> Task instructions
Go through the records from the first line and retype each one exactly, stopping once the line with "from matplotlib.ticker import" is done. Pictures are left out.
╭──
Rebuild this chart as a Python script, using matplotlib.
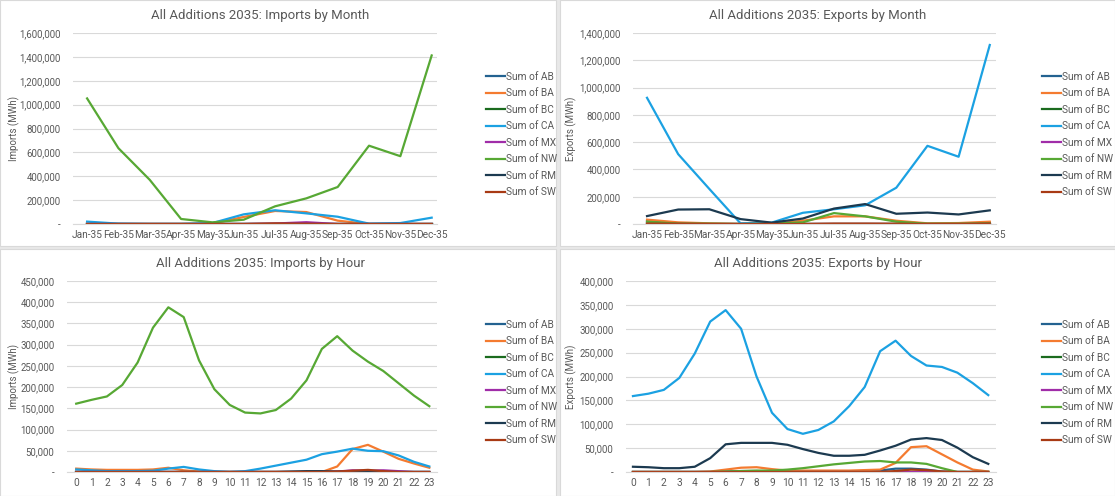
import numpy as np
import matplotlib
matplotlib.use("Agg")
import matplotlib.pyplot as plt
from matplotlib.patches import Rectangle
from matplotlib.ticker import FuncFormatter, MultipleLocator

plt.rcParams['font.family'] = ['Roboto', 'DejaVu Sans']

# Data
series = ["AB", "BA", "BC", "CA", "MX", "NW", "RM", "SW"]
colors = ["#236290", "#F47B30", "#1B6B1E", "#1BA1E2", "#A02DA8", "#57A834", "#1C3A50", "#A83A14"]

months = ["Jan-35", "Feb-35", "Mar-35", "Apr-35", "May-35", "Jun-35",
          "Jul-35", "Aug-35", "Sep-35", "Oct-35", "Nov-35", "Dec-35"]
hours = [str(h) for h in range(24)]

imp_month = {
    "AB": [0, 0, 0, 0, 0, 0, 0, 0, 0, 0, 0, 0],
    "BA": [0, 0, 0, 0, 3000, 59000, 109000, 100000, 28000, 0, 0, 0],
    "BC": [0, 0, 0, 0, 0, 0, 0, 0, 0, 0, 0, 0],
    "CA": [20000, 3000, 0, 0, 8000, 81000, 115000, 89000, 61000, 3000, 8000, 53000],
    "MX": [0, 0, 0, 0, 0, 0, 4000, 15000, 0, 0, 0, 0],
    "NW": [1052000, 635000, 370000, 42000, 14000, 36000, 148000, 215000, 310000, 656000, 568000, 1412000],
    "RM": [0, 0, 0, 0, 0, 0, 0, 0, 0, 0, 0, 0],
    "SW": [0, 0, 0, 0, 0, 0, 5000, 2000, 0, 0, 0, 0],
}

exp_month = {
    "AB": [20000, 5000, 0, 0, 0, 0, 0, 0, 0, 0, 0, 10000],
    "BA": [32000, 12000, 5000, 0, 0, 24000, 56000, 56000, 24000, 5000, 7000, 17000],
    "BC": [0, 0, 0, 0, 0, 0, 0, 0, 0, 0, 0, 0],
    "CA": [925000, 512000, 257000, 5000, 10000, 82000, 108000, 137000, 266000, 573000, 493000, 1312000],
    "MX": [0, 0, 0, 0, 0, 0, 0, 0, 0, 0, 0, 0],
    "NW": [17000, 3000, 2000, 0, 3000, 12000, 80000, 56000, 17000, 2000, 2000, 5000],
    "RM": [58000, 106000, 108000, 36000, 10000, 40000, 113000, 146000, 75000, 84000, 70000, 100000],
    "SW": [3000, 2000, 0, 0, 0, 0, 3000, 3000, 2000, 0, 0, 3000],
}

imp_hour = {
    "AB": [0] * 24,
    "BA": [8000, 6000, 5000, 5000, 5000, 6000, 10000, 4000, 1000, 0, 0, 0,
           0, 0, 0, 0, 0, 13000, 54000, 64000, 48000, 31000, 20000, 10000],
    "BC": [0] * 24,
    "CA": [6000, 4000, 2000, 2000, 2000, 3000, 8000, 12000, 6000, 2000, 0, 2000,
           8000, 15000, 22000, 29000, 42000, 48000, 55000, 50000, 49000, 39000, 24000, 13000],
    "MX": [0, 0, 0, 0, 0, 0, 0, 0, 0, 0, 0, 0,
           0, 0, 0, 0, 0, 1000, 4000, 3000, 4000, 2000, 0, 0],
    "NW": [161000, 170000, 178000, 205000, 258000, 340000, 388000, 365000, 263000, 195000, 158000, 140000,
           138000, 146000, 173000, 216000, 290000, 320000, 286000, 260000, 238000, 209000, 180000, 155000],
    "RM": [0, 0, 0, 0, 0, 0, 0, 0, 0, 0, 0, 0,
           0, 0, 1000, 2000, 2000, 1000, 1000, 2000, 0, 0, 0, 0],
    "SW": [0, 0, 0, 0, 0, 0, 0, 0, 0, 0, 0, 0,
           0, 0, 0, 0, 0, 1000, 3000, 5000, 2000, 0, 0, 0],
}

exp_hour = {
    "AB": [0, 0, 0, 0, 0, 0, 1000, 2000, 2000, 1000, 0, 0,
           0, 0, 1000, 2000, 3000, 7000, 7000, 5000, 1000, 0, 0, 0],
    "BA": [0, 0, 0, 0, 0, 1000, 5000, 9000, 10000, 6000, 3000, 3000,
           3000, 3000, 3000, 4000, 5000, 19000, 52000, 54000, 37000, 20000, 5000, 1000],
    "BC": [0] * 24,
    "CA": [159000, 164000, 172000, 197000, 248000, 315000, 339000, 300000, 200000, 124000, 90000, 80000,
           88000, 106000, 138000, 178000, 253000, 275000, 243000, 223000, 220000, 208000, 186000, 161000],
    "MX": [0] * 24,
    "NW": [0, 0, 0, 0, 0, 0, 1000, 2000, 3000, 3000, 5000, 8000,
           12000, 16000, 19000, 22000, 23000, 20000, 20000, 17000, 8000, 0, 0, 0],
    "RM": [11000, 10000, 8000, 8000, 11000, 29000, 58000, 61000, 61000, 61000, 57000, 48000,
           40000, 34000, 34000, 36000, 45000, 55000, 68000, 71000, 67000, 51000, 31000, 17000],
    "SW": [0, 0, 0, 0, 0, 0, 0, 0, 0, 0, 0, 0,
           0, 0, 0, 0, 0, 2000, 5000, 4000, 1000, 0, 0, 0],
}

W, H = 1115, 496
fig = plt.figure(figsize=(W / 100, H / 100), dpi=100)
fig.patch.set_facecolor("#e8e8e8")

# panel backgrounds
for (x0, y0, x1, y1) in [(0, 0, 556, 246), (560, 0, 1115, 246),
                         (0, 249, 556, 496), (560, 249, 1115, 496)]:
    fig.patches.append(Rectangle((x0 / W, 1 - y1 / H), (x1 - x0) / W, (y1 - y0) / H,
                                 transform=fig.transFigure, facecolor="white",
                                 edgecolor="#d9d9d9", linewidth=0.8, zorder=-5))

txt = "#595959"


def fmt(v, pos):
    if v == 0:
        return "-"
    return "{:,.0f}".format(v)


def make_panel(box, data, cats, ymax, ystep, xlim, title, title_x, title_y, ylabel, ylab_x, leg_x):
    x0, y0, x1, y1 = box
    ax = fig.add_axes([x0 / W, 1 - y1 / H, (x1 - x0) / W, (y1 - y0) / H])
    ax.set_zorder(2)
    ax.patch.set_alpha(0)
    x = np.arange(len(cats))
    for s, c in zip(series, colors):
        ax.plot(x, data[s], color=c, lw=1.6, label="Sum of " + s, solid_joinstyle="round")
    ax.set_xlim(*xlim)
    ax.set_ylim(0, ymax)
    ax.yaxis.set_major_locator(MultipleLocator(ystep))
    ax.yaxis.set_major_formatter(FuncFormatter(fmt))
    ax.set_xticks(x)
    ax.set_xticklabels(cats)
    ax.tick_params(axis="y", length=0, labelsize=6.9, colors=txt, pad=9)
    ax.tick_params(axis="x", length=0, labelsize=7.3, colors=txt, pad=4)
    ax.grid(axis="y", color="#d9d9d9", lw=0.8)
    ax.set_axisbelow(True)
    for sp in ["top", "right", "left"]:
        ax.spines[sp].set_visible(False)
    ax.spines["bottom"].set_color("#d9d9d9")
    fig.text(title_x / W, 1 - title_y / H, title, ha="center", va="center", fontsize=9.5, color=txt)
    fig.text(ylab_x / W, 1 - (y0 + y1) / 2 / H, ylabel, ha="center", va="center",
             rotation=90, fontsize=7, color=txt)
    leg = ax.legend(loc="center left", bbox_to_anchor=((leg_x - x0) / (x1 - x0), 1 - (134.5 - 33) / 191),
                    frameon=False, fontsize=7.3, handlelength=1.9, handletextpad=0.1,
                    labelspacing=0.64, borderaxespad=0)
    for t in leg.get_texts():
        t.set_color(txt)
    return ax


make_panel((73, 33, 437, 224), imp_month, months, 1600000, 200000, (-0.45, 11.17),
           "All Additions 2035: Imports by Month", 260, 15, "Imports (MWh)", 14, 482)
make_panel((633, 33, 996, 224), exp_month, months, 1400000, 200000, (-0.45, 11.2),
           "All Additions 2035: Exports by Month", 818, 15, "Exports (MWh)", 571, 1038)
make_panel((67, 281, 437, 472), imp_hour, hours, 450000, 50000, (-0.6, 23.5),
           "All Additions 2035: Imports by Hour", 260, 263, "Imports (MWh)", 14, 482)
make_panel((626, 281, 996, 472), exp_hour, hours, 400000, 50000, (-0.45, 23.5),
           "All Additions 2035: Exports by Hour", 818, 263, "Exports (MWh)", 571, 1038)

fig.savefig("out.png", dpi=100, facecolor=fig.get_facecolor())
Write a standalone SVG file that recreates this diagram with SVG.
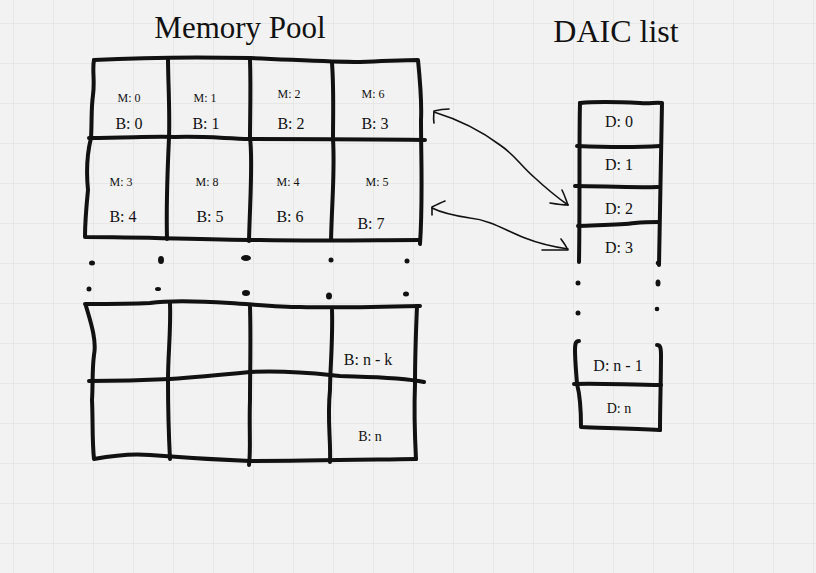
╰──
> Result of this task
Rebuild this chart as a Python script, using matplotlib.
import numpy as np
import matplotlib
matplotlib.use("Agg")
import matplotlib.pyplot as plt
from matplotlib.patches import Rectangle
from matplotlib.ticker import FuncFormatter, MultipleLocator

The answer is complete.